Set problem:
Set down each line of the data below exactly as it stands, dropping the pictures.
-- start Supplied information --
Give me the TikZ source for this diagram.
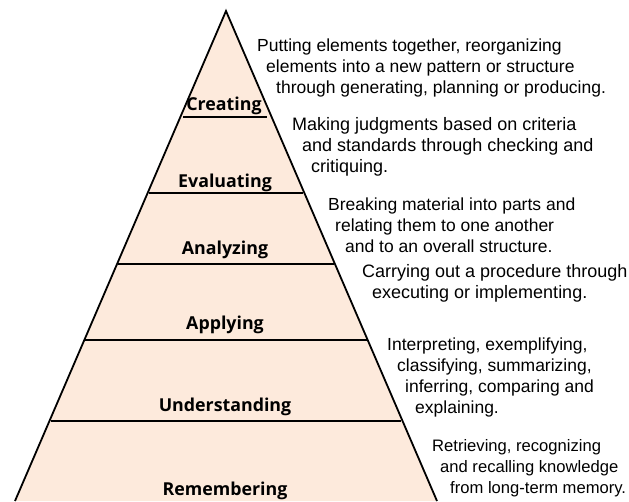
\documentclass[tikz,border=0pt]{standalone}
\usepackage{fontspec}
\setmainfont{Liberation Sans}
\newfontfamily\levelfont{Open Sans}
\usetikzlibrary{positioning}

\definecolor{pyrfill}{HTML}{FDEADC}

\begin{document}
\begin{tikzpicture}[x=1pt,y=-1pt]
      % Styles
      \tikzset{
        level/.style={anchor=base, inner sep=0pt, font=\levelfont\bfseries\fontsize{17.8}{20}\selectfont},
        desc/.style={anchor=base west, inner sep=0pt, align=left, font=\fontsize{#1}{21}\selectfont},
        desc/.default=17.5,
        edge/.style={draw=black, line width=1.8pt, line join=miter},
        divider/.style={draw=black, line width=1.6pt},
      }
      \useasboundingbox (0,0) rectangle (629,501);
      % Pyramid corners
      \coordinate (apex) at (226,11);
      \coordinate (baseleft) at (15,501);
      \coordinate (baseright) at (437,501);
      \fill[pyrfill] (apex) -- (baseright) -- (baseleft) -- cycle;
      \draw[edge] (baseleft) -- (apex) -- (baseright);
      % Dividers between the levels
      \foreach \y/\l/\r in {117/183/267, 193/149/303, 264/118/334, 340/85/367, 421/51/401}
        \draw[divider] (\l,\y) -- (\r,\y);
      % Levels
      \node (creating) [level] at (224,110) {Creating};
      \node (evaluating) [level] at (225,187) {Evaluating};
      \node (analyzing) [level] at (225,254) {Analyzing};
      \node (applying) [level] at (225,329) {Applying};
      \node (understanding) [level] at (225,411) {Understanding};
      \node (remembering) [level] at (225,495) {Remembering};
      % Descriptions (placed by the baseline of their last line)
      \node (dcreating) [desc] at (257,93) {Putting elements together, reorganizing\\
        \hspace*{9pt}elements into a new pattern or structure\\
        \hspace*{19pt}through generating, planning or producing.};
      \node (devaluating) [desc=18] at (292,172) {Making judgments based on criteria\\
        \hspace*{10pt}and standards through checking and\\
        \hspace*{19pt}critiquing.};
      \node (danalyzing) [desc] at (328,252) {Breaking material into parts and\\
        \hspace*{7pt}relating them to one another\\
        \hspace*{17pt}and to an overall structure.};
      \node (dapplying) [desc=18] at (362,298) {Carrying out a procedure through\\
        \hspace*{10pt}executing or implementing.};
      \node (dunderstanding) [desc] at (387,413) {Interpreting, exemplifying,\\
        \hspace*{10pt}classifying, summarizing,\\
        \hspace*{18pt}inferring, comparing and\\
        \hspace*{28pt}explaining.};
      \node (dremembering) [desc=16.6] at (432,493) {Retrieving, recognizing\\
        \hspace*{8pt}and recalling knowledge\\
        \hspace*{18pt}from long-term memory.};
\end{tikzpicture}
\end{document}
-- end Supplied information --
Task answer:
Give me the TikZ source for this diagram.
\documentclass[tikz,border=0pt]{standalone}
\usepackage{fontspec}
\setmainfont{Liberation Sans}
\newfontfamily\levelfont{Open Sans}
\usetikzlibrary{positioning}

\definecolor{pyrfill}{HTML}{FDEADC}

\begin{document}
\begin{tikzpicture}[x=1pt,y=-1pt]
      % Styles
      \tikzset{
        level/.style={anchor=base, inner sep=0pt, font=\levelfont\bfseries\fontsize{17.8}{20}\selectfont},
        desc/.style={anchor=base west, inner sep=0pt, align=left, font=\fontsize{#1}{21}\selectfont},
        desc/.default=17.5,
        edge/.style={draw=black, line width=1.8pt, line join=miter},
        divider/.style={draw=black, line width=1.6pt},
      }
      \useasboundingbox (0,0) rectangle (629,501);
      % Pyramid corners
      \coordinate (apex) at (226,11);
      \coordinate (baseleft) at (15,501);
      \coordinate (baseright) at (437,501);
      \fill[pyrfill] (apex) -- (baseright) -- (baseleft) -- cycle;
      \draw[edge] (baseleft) -- (apex) -- (baseright);
      % Dividers between the levels
      \foreach \y/\l/\r in {117/183/267, 193/149/303, 264/118/334, 340/85/367, 421/51/401}
        \draw[divider] (\l,\y) -- (\r,\y);
      % Levels
      \node (creating) [level] at (224,110) {Creating};
      \node (evaluating) [level] at (225,187) {Evaluating};
      \node (analyzing) [level] at (225,254) {Analyzing};
      \node (applying) [level] at (225,329) {Applying};
      \node (understanding) [level] at (225,411) {Understanding};
      \node (remembering) [level] at (225,495) {Remembering};
      % Descriptions (placed by the baseline of their last line)
      \node (dcreating) [desc] at (257,93) {Putting elements together, reorganizing\\
        \hspace*{9pt}elements into a new pattern or structure\\
        \hspace*{19pt}through generating, planning or producing.};
      \node (devaluating) [desc=18] at (292,172) {Making judgments based on criteria\\
        \hspace*{10pt}and standards through checking and\\
        \hspace*{19pt}critiquing.};
      \node (danalyzing) [desc] at (328,252) {Breaking material into parts and\\
        \hspace*{7pt}relating them to one another\\
        \hspace*{17pt}and to an overall structure.};
      \node (dapplying) [desc=18] at (362,298) {Carrying out a procedure through\\
        \hspace*{10pt}executing or implementing.};
      \node (dunderstanding) [desc] at (387,413) {Interpreting, exemplifying,\\
        \hspace*{10pt}classifying, summarizing,\\
        \hspace*{18pt}inferring, comparing and\\
        \hspace*{28pt}explaining.};
      \node (dremembering) [desc=16.6] at (432,493) {Retrieving, recognizing\\
        \hspace*{8pt}and recalling knowledge\\
        \hspace*{18pt}from long-term memory.};
\end{tikzpicture}
\end{document}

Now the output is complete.